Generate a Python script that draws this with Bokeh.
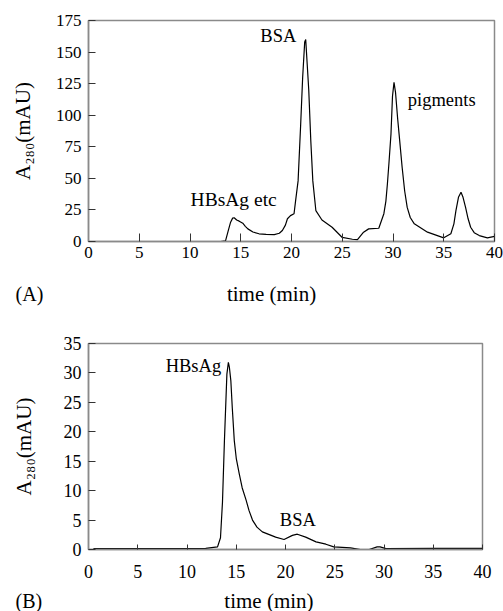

* * *

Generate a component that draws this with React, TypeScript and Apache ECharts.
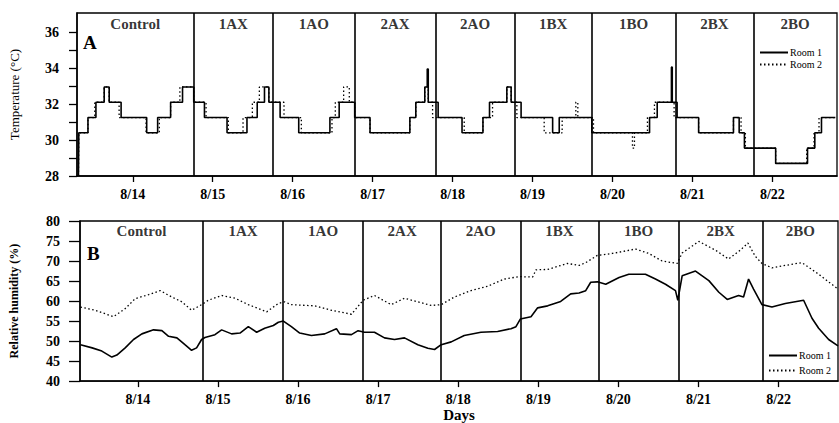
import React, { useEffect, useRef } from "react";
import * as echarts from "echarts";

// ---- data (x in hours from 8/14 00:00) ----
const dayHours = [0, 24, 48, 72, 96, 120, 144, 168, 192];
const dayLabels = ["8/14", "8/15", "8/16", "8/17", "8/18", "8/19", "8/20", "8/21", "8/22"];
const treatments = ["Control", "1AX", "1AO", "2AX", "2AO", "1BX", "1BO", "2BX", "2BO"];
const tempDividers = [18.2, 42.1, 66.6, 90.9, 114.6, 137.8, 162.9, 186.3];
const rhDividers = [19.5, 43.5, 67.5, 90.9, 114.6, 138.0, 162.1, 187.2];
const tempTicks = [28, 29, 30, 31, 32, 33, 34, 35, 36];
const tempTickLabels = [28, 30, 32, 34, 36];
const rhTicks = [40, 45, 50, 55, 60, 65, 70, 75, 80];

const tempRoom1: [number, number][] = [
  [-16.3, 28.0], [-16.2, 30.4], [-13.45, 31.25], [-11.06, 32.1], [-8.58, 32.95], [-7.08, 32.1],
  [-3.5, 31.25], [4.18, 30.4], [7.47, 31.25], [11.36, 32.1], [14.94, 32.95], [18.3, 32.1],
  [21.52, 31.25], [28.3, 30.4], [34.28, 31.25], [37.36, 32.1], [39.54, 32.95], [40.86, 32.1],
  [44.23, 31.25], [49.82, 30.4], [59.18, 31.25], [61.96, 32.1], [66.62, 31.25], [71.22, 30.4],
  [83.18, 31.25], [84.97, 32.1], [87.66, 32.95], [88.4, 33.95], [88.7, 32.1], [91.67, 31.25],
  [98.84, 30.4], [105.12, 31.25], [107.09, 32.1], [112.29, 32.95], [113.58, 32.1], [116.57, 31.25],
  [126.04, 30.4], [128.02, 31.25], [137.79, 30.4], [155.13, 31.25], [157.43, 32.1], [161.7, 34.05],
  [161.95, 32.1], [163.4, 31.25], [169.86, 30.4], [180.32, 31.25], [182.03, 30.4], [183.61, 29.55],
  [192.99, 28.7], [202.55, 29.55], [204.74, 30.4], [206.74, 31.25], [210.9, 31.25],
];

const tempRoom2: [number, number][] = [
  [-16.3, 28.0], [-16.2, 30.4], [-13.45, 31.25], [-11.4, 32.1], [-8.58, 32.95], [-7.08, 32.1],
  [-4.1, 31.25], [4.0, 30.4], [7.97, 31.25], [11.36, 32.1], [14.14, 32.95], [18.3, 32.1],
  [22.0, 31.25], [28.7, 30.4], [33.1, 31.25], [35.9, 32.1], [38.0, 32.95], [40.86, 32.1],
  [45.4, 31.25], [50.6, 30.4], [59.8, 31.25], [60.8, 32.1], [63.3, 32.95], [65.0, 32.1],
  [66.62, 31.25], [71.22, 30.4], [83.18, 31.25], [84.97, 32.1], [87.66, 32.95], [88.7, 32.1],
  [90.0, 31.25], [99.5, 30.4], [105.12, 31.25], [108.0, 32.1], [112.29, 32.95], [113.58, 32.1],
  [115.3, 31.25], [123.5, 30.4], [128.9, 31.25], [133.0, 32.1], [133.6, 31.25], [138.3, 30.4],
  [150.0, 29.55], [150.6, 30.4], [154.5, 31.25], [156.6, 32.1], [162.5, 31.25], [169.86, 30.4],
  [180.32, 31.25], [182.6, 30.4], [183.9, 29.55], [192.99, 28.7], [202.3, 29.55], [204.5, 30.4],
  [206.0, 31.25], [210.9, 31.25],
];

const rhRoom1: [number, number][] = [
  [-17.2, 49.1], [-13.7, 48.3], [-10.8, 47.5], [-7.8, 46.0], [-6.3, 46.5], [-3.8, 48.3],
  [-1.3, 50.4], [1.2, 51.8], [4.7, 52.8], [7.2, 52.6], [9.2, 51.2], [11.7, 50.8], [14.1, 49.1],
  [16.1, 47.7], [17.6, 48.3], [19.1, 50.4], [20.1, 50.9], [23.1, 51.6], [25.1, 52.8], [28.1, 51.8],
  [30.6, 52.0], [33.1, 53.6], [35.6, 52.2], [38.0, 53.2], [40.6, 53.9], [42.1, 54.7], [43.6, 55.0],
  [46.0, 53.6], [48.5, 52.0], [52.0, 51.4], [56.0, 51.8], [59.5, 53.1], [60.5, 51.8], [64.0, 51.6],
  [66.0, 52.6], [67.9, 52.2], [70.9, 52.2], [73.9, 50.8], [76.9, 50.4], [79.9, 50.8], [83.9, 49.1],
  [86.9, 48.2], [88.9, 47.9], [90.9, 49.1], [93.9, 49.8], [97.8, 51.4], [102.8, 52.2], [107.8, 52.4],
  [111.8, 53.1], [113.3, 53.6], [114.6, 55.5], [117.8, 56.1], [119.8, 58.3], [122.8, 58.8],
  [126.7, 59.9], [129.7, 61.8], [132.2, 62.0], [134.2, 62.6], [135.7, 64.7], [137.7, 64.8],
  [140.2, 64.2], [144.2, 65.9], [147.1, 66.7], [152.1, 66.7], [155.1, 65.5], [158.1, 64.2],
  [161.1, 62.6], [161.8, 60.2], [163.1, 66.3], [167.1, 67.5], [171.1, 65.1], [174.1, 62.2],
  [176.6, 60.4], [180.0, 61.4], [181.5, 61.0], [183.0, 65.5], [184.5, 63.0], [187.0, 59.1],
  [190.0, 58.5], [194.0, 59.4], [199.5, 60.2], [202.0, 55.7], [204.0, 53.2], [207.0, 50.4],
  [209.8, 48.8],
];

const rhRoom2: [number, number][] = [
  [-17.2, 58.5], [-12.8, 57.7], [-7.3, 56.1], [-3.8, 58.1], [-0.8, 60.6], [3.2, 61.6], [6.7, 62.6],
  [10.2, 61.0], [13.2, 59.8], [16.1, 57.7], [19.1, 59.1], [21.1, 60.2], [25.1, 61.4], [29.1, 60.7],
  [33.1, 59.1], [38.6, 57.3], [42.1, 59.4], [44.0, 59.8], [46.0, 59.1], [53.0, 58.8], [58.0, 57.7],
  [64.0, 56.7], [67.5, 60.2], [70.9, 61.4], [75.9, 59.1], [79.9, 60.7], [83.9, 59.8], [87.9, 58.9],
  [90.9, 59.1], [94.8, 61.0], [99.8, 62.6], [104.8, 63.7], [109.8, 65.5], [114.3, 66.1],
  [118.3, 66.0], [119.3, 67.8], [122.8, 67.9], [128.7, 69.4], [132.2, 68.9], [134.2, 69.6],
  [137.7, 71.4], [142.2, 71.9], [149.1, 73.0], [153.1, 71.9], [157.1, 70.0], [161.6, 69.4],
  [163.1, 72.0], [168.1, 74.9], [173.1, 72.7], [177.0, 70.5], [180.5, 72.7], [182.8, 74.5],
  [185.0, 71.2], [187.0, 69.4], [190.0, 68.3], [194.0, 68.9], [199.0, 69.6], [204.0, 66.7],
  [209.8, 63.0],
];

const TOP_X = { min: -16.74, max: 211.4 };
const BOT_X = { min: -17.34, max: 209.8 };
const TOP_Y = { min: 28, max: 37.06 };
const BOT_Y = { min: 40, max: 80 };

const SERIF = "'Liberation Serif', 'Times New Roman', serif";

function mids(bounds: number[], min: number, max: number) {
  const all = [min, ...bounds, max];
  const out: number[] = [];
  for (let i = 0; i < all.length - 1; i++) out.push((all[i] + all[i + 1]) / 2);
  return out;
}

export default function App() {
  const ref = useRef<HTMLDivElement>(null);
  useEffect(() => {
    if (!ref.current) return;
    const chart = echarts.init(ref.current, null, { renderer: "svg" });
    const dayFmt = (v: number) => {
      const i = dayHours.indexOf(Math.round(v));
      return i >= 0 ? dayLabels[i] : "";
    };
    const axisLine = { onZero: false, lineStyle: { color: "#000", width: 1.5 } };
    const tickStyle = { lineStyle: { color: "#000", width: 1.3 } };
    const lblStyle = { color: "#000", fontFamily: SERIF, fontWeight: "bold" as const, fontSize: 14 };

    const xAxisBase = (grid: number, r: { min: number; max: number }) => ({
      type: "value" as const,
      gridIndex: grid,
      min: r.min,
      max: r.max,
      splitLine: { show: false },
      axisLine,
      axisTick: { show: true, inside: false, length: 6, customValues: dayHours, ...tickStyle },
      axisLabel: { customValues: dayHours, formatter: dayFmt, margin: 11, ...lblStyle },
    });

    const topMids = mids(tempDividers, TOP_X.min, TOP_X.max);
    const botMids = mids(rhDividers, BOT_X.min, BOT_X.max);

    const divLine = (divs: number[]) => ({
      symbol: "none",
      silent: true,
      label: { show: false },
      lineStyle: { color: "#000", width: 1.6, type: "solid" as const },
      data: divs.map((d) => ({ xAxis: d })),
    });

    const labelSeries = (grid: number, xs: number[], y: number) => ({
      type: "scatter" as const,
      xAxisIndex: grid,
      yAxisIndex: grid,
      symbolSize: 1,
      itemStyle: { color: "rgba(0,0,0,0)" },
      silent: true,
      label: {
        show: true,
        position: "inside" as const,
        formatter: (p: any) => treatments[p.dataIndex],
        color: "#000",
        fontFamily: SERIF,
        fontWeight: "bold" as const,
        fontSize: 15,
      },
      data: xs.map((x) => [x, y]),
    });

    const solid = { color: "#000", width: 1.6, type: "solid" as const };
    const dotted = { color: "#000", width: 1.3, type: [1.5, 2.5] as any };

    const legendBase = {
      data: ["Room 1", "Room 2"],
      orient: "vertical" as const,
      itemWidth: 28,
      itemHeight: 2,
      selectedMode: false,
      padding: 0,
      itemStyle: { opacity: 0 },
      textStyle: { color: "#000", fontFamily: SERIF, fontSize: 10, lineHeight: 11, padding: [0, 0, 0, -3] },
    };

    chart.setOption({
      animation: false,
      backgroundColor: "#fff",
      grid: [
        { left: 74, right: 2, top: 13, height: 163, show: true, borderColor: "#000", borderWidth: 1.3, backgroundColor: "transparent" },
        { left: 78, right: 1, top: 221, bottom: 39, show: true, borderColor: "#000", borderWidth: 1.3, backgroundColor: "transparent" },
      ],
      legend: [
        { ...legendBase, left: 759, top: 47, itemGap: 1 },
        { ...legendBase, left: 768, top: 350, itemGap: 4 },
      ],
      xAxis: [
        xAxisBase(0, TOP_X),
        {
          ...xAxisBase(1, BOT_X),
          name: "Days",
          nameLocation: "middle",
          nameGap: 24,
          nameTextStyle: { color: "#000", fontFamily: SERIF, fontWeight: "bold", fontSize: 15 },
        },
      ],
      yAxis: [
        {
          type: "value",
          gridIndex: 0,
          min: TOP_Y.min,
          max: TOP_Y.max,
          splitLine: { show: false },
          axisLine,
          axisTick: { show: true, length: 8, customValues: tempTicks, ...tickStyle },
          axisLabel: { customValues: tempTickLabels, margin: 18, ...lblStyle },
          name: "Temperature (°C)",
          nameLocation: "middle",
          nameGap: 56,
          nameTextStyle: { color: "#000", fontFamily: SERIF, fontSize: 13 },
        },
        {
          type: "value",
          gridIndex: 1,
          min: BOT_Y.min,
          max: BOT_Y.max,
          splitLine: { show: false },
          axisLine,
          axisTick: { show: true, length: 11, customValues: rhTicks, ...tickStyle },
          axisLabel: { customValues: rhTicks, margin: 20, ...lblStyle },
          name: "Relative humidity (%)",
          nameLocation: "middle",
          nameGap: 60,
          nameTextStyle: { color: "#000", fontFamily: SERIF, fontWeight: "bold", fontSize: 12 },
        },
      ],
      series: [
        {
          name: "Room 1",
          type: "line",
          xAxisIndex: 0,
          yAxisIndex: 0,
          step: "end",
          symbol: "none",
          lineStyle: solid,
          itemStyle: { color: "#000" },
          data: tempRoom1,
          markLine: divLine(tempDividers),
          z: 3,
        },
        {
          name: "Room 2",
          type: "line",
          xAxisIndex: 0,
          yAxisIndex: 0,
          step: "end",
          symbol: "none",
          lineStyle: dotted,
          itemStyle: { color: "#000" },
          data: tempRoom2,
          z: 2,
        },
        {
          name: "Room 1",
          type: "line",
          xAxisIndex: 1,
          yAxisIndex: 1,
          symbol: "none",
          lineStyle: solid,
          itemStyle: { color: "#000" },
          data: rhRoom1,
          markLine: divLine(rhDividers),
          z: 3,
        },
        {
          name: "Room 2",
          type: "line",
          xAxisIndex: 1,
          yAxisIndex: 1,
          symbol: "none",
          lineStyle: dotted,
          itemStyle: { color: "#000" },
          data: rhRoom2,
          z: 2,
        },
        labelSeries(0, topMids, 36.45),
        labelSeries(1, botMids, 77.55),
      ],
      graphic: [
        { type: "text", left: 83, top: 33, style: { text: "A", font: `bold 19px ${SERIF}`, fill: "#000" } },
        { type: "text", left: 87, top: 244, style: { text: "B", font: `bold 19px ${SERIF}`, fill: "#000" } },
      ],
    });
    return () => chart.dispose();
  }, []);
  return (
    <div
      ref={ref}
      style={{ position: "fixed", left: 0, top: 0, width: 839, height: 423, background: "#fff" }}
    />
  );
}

---

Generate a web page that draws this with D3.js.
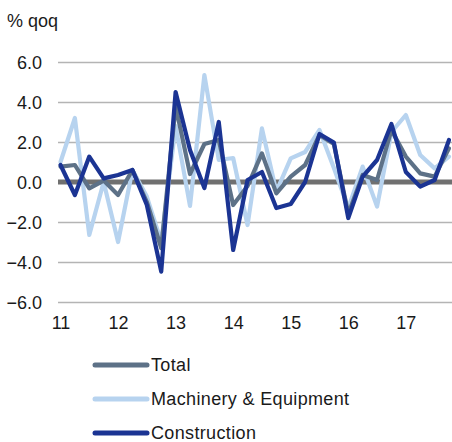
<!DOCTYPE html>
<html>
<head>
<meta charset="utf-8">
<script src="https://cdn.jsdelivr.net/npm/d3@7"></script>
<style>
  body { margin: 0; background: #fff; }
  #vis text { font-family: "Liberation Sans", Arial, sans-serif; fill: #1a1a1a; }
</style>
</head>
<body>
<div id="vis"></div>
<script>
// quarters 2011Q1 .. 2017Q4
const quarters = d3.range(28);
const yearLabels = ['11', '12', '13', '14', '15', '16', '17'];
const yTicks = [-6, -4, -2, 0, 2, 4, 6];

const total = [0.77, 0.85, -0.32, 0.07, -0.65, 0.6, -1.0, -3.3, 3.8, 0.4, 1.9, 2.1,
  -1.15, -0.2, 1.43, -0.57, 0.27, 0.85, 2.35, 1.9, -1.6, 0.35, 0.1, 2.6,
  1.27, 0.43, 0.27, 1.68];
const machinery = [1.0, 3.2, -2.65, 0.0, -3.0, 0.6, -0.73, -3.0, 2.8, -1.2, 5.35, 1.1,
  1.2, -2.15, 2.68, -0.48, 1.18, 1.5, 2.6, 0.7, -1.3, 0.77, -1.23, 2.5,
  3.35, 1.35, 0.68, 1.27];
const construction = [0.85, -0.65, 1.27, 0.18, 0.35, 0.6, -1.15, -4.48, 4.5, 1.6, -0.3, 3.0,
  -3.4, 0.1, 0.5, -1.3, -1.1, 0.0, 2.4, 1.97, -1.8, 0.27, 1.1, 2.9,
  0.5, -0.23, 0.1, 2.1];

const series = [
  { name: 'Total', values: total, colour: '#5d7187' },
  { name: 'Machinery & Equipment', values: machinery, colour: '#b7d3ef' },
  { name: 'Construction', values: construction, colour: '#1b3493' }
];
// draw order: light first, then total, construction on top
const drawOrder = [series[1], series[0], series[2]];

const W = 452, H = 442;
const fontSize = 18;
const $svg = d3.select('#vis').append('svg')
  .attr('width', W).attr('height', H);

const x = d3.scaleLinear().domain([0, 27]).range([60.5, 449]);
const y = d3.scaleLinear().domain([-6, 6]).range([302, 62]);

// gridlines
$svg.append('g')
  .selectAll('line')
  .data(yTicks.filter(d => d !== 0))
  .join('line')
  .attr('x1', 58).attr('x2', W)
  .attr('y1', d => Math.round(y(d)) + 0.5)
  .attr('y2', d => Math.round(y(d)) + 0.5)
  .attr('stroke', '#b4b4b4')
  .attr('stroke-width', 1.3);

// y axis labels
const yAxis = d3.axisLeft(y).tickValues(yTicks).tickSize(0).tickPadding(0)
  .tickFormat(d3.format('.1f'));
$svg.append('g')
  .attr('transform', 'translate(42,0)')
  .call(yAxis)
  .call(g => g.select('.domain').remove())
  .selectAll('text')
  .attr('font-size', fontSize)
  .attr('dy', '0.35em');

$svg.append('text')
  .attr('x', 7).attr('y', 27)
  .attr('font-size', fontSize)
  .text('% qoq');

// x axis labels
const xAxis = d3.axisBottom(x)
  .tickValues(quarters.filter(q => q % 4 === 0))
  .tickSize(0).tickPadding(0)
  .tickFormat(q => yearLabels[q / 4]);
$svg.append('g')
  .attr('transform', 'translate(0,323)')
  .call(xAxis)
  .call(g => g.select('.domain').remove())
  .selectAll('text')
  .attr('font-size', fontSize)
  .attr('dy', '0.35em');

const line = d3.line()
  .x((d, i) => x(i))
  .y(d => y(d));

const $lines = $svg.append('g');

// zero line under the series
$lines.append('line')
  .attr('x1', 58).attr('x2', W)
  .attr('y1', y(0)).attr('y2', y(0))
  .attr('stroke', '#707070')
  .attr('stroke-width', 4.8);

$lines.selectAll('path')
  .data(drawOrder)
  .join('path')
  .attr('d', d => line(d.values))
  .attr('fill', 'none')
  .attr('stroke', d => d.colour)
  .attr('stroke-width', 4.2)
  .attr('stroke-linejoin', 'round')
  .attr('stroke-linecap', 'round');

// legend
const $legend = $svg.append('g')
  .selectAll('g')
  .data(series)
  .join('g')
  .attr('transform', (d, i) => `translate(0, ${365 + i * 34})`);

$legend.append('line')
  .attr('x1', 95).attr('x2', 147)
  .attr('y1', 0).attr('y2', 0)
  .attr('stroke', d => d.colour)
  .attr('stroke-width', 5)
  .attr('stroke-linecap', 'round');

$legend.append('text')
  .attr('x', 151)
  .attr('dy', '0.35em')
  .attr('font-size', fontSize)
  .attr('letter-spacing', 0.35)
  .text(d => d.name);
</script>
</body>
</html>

TASK DIRECTIONS
Look above for the line with "Generate a web"; quote it and every line after it, stopping after the line with "const yTicks = [-6, -4, -2, 0, 2, 4, 6];", exactly, with nothing added and without pictures.

WRITTEN ANSWER
Generate a web page that draws this with D3.js.
<!DOCTYPE html>
<html>
<head>
<meta charset="utf-8">
<script src="https://cdn.jsdelivr.net/npm/d3@7"></script>
<style>
  body { margin: 0; background: #fff; }
  #vis text { font-family: "Liberation Sans", Arial, sans-serif; fill: #1a1a1a; }
</style>
</head>
<body>
<div id="vis"></div>
<script>
// quarters 2011Q1 .. 2017Q4
const quarters = d3.range(28);
const yearLabels = ['11', '12', '13', '14', '15', '16', '17'];
const yTicks = [-6, -4, -2, 0, 2, 4, 6];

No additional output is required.